GIVEN PROBLEM
Keep to the lines from the line containing "Rebuild this chart" through the line containing "Processing Speed by": copy them exactly and leave every picture out.

EXCERPTED RECORDS
#####

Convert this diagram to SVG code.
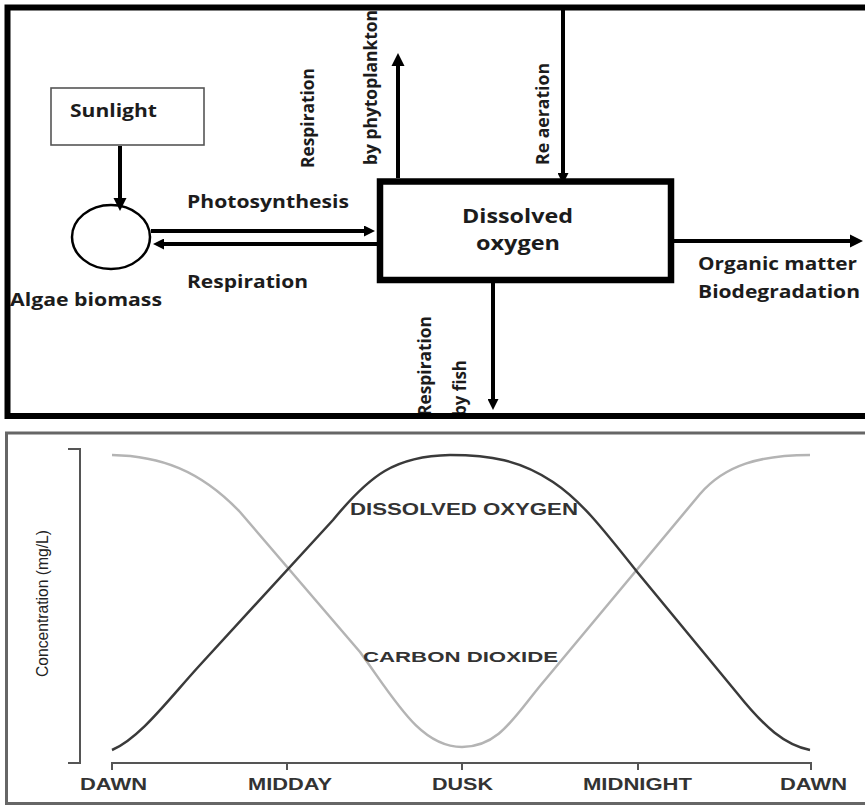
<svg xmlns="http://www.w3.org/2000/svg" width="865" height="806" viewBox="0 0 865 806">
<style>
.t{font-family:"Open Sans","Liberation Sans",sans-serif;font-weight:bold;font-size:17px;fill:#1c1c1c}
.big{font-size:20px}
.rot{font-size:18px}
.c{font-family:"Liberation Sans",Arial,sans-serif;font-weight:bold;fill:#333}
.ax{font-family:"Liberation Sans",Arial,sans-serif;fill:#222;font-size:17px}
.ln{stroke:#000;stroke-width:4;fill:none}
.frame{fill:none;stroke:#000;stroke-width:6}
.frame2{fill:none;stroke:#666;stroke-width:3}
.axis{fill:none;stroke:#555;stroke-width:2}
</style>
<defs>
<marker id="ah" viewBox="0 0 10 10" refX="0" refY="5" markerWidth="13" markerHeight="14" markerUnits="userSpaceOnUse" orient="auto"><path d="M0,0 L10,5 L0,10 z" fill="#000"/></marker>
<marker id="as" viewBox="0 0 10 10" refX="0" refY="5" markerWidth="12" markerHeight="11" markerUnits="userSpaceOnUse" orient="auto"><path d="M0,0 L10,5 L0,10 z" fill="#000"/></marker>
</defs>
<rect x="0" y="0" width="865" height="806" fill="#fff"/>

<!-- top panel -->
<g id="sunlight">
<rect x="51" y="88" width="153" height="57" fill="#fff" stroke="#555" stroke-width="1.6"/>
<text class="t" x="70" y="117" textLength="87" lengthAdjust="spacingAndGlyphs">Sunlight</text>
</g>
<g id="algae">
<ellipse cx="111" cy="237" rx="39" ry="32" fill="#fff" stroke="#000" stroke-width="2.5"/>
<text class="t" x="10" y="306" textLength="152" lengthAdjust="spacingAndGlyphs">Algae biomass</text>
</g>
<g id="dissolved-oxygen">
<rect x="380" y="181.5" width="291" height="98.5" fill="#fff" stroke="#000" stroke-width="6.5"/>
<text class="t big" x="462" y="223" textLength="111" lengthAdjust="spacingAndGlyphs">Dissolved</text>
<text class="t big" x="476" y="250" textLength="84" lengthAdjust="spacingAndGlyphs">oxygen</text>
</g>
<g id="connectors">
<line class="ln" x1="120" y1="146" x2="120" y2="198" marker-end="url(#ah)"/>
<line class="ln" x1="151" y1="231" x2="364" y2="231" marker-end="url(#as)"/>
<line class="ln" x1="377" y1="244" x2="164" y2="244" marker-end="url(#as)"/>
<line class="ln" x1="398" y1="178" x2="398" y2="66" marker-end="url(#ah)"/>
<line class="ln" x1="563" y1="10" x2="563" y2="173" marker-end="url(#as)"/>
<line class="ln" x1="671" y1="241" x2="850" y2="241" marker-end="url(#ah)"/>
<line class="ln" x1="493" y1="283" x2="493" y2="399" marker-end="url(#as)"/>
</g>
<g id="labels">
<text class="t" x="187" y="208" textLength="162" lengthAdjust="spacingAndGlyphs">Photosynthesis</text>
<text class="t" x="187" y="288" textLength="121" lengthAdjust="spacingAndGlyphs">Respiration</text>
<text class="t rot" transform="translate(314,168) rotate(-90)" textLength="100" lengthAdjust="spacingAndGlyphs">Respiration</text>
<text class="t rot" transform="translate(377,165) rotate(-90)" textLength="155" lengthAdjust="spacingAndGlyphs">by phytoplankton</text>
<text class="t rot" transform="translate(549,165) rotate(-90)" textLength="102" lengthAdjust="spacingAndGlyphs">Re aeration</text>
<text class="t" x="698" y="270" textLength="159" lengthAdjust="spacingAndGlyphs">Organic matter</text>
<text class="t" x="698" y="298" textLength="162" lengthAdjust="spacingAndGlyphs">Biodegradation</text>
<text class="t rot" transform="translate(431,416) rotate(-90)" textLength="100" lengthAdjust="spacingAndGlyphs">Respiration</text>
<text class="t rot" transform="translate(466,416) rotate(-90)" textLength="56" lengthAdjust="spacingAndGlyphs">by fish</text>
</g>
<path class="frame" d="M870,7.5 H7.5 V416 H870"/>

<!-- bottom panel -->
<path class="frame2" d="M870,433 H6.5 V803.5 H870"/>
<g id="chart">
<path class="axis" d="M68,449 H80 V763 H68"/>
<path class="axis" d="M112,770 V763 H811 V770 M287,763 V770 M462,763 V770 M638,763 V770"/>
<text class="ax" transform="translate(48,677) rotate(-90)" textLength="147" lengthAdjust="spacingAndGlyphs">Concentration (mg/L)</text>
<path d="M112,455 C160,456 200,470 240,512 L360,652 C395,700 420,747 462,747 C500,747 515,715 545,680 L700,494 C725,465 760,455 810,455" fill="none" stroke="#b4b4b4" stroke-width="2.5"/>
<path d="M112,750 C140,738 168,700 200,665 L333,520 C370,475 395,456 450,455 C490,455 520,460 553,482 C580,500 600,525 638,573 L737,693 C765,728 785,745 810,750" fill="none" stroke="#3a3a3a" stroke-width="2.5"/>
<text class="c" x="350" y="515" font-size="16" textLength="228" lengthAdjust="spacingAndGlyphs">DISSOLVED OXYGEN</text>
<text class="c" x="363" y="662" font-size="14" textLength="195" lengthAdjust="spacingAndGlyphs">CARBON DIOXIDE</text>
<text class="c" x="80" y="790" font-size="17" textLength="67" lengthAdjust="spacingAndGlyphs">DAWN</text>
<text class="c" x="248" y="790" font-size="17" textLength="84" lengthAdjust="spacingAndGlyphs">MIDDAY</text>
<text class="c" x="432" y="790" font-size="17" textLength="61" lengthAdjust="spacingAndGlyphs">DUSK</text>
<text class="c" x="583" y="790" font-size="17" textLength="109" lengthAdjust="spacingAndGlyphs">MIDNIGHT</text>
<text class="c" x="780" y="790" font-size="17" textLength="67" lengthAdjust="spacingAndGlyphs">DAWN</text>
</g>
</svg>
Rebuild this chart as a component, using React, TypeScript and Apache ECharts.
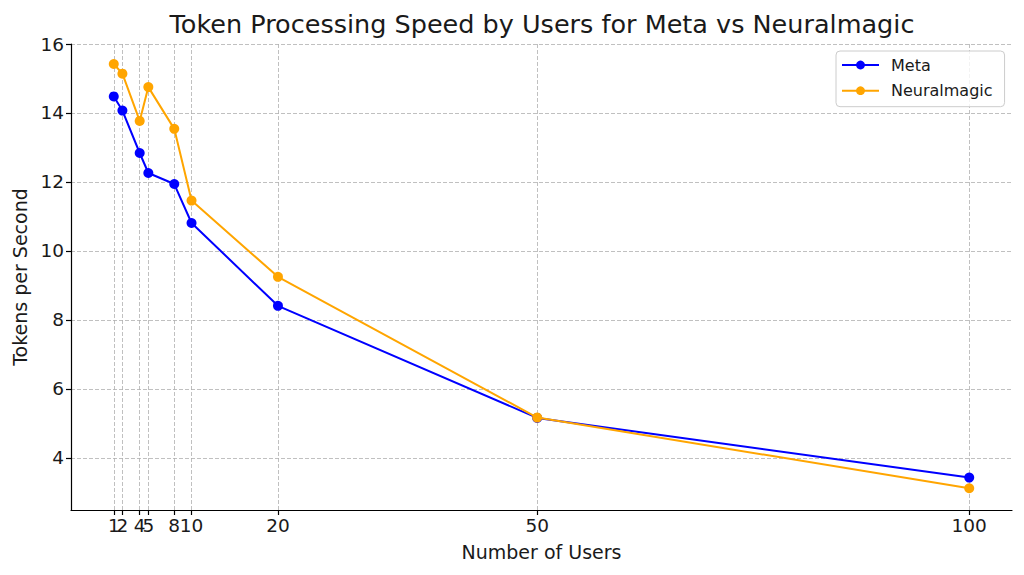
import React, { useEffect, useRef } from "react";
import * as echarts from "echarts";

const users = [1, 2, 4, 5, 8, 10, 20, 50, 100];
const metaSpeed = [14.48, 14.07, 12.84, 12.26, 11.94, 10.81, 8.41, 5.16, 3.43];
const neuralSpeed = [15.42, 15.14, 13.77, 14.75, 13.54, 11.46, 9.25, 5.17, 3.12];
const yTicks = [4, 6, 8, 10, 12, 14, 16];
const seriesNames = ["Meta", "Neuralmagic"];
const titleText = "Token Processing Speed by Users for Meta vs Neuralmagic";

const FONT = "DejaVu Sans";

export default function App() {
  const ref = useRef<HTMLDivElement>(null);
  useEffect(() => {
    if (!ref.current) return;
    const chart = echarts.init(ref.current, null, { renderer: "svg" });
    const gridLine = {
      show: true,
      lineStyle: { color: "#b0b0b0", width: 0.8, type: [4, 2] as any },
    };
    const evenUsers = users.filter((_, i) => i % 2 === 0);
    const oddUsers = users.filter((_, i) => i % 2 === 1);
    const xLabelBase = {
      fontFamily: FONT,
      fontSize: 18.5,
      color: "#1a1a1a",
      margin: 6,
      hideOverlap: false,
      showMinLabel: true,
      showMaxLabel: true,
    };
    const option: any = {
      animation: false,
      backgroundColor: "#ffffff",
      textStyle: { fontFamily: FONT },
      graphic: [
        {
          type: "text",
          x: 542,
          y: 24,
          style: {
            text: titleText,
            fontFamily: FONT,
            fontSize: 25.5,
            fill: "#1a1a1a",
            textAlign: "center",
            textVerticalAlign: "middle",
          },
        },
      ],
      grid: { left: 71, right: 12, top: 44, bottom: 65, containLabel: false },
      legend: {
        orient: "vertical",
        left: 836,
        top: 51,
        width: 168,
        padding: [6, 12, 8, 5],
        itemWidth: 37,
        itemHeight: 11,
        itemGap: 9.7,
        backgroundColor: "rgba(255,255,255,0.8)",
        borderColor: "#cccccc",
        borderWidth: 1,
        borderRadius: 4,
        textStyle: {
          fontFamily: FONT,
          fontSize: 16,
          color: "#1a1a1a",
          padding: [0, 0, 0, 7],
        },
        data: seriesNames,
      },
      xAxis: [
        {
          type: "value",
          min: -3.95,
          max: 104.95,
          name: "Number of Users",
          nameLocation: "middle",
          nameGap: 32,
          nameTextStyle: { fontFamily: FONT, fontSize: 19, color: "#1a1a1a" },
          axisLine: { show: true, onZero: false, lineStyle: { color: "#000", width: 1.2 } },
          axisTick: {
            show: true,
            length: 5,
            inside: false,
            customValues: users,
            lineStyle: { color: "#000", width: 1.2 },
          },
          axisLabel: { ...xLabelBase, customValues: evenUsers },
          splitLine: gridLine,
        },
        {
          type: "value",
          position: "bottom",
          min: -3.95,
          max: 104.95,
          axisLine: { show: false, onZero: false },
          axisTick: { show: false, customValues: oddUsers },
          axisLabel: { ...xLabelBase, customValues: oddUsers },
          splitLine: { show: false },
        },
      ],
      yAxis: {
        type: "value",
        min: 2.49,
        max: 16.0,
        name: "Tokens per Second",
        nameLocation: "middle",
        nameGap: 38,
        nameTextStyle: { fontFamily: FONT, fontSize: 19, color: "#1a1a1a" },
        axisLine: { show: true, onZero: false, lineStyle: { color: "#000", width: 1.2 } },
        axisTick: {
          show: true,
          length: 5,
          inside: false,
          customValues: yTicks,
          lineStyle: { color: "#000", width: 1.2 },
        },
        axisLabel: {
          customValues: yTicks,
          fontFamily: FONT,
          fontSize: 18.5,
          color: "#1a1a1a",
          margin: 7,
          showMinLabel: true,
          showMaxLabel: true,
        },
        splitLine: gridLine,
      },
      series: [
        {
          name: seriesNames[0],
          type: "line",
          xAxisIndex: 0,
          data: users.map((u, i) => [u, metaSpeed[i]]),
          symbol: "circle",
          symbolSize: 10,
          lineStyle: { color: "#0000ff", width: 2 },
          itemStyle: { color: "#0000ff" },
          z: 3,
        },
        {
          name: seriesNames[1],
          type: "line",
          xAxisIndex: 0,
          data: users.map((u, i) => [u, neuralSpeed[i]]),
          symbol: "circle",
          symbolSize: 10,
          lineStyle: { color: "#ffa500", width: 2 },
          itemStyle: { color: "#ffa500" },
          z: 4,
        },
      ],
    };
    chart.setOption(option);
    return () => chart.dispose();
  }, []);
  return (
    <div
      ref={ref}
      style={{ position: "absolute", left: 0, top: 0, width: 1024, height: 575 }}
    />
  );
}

#####

OUTPUT
Rebuild this chart as a component, using React, TypeScript and Apache ECharts.
import React, { useEffect, useRef } from "react";
import * as echarts from "echarts";

const users = [1, 2, 4, 5, 8, 10, 20, 50, 100];
const metaSpeed = [14.48, 14.07, 12.84, 12.26, 11.94, 10.81, 8.41, 5.16, 3.43];
const neuralSpeed = [15.42, 15.14, 13.77, 14.75, 13.54, 11.46, 9.25, 5.17, 3.12];
const yTicks = [4, 6, 8, 10, 12, 14, 16];
const seriesNames = ["Meta", "Neuralmagic"];
const titleText = "Token Processing Speed by Users for Meta vs Neuralmagic";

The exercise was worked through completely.